◆ Task statement ◆
Locate every line in the material below that has the word "page". Copy each of those lines.

***** Information supplied *****

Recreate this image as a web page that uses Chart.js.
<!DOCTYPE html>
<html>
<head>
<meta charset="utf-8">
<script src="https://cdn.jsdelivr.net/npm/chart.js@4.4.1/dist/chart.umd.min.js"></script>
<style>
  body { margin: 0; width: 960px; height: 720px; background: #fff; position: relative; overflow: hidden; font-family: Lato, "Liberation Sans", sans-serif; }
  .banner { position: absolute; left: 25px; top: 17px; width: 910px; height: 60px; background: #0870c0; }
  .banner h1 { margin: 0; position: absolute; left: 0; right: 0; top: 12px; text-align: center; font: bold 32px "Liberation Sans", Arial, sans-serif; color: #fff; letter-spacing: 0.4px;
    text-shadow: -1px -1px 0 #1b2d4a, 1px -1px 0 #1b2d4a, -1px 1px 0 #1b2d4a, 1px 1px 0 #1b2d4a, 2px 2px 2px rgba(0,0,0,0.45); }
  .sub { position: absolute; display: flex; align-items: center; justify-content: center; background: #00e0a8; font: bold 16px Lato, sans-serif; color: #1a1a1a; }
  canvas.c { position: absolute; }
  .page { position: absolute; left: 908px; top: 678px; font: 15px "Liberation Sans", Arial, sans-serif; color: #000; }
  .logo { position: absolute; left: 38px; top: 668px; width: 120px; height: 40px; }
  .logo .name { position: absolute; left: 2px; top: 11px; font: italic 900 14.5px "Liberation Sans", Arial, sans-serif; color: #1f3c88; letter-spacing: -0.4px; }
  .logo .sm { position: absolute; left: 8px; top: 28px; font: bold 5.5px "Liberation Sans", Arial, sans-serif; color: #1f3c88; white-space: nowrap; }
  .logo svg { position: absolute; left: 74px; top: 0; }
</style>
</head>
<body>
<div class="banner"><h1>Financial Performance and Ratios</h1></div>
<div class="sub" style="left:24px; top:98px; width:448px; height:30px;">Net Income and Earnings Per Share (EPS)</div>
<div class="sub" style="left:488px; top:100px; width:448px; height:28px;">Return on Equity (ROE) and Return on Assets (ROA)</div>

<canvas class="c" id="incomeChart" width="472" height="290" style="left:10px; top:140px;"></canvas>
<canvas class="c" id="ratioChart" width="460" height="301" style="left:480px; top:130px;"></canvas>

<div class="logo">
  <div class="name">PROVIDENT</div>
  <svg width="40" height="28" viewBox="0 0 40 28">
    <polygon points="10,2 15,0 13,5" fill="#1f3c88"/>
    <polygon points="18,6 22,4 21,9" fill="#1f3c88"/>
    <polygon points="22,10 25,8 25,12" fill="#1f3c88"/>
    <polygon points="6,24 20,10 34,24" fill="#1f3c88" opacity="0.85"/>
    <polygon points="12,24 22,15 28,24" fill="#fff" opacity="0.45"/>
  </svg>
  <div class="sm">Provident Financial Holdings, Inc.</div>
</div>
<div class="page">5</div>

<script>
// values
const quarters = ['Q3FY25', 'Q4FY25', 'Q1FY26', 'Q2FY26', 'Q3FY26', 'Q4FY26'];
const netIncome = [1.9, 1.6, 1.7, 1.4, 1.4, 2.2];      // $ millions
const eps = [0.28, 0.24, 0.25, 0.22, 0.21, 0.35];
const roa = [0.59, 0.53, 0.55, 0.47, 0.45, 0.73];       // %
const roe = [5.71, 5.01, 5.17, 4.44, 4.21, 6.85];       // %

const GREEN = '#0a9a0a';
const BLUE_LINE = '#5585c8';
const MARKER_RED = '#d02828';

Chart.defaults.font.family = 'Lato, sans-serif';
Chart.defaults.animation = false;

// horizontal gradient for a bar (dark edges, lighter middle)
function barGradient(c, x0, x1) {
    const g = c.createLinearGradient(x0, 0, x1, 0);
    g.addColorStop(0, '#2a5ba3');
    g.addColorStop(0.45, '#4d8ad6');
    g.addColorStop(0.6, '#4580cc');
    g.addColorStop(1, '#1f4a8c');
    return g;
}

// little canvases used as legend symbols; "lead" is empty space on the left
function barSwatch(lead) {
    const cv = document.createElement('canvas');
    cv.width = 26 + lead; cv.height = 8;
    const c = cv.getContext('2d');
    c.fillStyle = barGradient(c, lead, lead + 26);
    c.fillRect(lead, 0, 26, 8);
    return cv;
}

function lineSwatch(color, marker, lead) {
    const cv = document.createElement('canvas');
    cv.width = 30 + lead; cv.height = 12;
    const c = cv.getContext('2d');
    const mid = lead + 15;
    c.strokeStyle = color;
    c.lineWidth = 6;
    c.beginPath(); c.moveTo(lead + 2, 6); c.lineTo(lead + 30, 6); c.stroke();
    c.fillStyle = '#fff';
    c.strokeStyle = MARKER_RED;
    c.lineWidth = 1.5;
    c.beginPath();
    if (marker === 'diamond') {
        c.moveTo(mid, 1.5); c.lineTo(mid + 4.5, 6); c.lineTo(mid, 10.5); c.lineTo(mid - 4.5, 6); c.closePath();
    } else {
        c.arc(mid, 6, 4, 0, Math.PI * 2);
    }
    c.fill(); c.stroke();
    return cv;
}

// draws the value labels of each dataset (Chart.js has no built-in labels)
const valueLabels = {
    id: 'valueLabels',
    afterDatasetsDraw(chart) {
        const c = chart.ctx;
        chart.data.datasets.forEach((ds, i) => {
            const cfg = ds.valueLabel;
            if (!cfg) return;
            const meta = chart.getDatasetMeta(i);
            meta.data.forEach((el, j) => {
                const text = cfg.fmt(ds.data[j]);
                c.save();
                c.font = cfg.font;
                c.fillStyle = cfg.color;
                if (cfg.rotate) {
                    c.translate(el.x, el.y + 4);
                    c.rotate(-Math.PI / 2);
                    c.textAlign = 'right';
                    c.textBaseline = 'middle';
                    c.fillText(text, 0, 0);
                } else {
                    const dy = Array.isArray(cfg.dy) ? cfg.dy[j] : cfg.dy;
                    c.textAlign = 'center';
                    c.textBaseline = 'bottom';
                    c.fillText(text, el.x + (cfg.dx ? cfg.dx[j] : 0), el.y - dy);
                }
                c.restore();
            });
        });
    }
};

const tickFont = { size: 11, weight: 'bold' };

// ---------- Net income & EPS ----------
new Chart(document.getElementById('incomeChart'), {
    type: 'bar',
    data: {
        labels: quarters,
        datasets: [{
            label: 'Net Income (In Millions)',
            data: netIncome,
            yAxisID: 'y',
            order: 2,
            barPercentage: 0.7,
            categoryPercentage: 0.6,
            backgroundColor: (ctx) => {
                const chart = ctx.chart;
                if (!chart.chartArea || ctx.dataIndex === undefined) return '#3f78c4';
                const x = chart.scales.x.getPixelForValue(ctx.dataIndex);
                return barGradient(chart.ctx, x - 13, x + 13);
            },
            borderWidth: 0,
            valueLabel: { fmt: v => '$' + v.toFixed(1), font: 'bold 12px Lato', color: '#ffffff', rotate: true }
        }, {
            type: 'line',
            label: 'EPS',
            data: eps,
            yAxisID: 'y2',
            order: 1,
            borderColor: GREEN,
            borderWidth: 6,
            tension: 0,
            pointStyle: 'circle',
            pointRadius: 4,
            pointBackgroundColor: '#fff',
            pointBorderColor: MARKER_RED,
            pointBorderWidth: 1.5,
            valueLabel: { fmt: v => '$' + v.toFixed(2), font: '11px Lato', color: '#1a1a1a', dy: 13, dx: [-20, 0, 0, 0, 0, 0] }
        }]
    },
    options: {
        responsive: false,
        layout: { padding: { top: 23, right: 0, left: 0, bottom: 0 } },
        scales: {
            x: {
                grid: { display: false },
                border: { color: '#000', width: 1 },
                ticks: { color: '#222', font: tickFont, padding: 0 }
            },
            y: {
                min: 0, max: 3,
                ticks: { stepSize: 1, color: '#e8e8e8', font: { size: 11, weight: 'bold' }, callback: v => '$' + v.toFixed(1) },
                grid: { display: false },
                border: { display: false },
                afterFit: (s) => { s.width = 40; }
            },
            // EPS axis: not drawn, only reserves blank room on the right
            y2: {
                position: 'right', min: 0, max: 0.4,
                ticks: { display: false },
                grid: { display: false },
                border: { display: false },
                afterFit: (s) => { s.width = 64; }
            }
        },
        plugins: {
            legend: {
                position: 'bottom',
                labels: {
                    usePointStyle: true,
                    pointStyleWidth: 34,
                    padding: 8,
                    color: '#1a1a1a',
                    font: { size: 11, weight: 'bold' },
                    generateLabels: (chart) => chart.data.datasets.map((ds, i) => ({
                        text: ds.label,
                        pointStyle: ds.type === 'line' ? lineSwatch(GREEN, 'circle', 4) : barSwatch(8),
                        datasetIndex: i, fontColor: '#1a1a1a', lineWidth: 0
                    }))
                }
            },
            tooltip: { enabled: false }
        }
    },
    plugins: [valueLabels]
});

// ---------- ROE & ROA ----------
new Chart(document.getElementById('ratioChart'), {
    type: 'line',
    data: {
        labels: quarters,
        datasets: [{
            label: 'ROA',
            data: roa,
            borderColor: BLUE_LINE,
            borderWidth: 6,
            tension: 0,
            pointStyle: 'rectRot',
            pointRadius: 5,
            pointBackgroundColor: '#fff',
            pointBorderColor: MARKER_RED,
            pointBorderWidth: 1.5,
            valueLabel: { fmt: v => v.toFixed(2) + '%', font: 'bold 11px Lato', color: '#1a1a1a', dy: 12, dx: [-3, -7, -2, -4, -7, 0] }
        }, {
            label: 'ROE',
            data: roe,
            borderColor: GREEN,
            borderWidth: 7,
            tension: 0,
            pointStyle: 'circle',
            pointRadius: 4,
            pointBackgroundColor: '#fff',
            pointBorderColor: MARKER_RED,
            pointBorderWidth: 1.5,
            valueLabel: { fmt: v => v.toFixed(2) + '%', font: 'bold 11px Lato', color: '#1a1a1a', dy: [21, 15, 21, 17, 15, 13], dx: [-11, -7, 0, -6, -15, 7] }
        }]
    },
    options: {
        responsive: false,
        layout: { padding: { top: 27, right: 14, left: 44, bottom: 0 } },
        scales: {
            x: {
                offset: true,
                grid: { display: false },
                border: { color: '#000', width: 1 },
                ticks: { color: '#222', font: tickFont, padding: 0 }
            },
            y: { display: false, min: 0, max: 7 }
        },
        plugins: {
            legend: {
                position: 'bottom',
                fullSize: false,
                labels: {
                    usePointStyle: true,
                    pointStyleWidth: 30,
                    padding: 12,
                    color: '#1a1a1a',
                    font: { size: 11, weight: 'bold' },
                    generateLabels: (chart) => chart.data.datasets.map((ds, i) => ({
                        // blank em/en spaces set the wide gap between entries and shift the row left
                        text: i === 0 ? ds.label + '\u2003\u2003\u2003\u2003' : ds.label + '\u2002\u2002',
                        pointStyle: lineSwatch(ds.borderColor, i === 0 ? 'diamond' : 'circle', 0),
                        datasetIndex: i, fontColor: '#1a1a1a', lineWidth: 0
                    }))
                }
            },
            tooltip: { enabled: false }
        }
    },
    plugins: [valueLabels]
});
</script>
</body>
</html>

*****

◆ Reply to the exercise ◆
Recreate this image as a web page that uses Chart.js.
  .page { position: absolute; left: 908px; top: 678px; font: 15px "Liberation Sans", Arial, sans-serif; color: #000; }
<div class="page">5</div>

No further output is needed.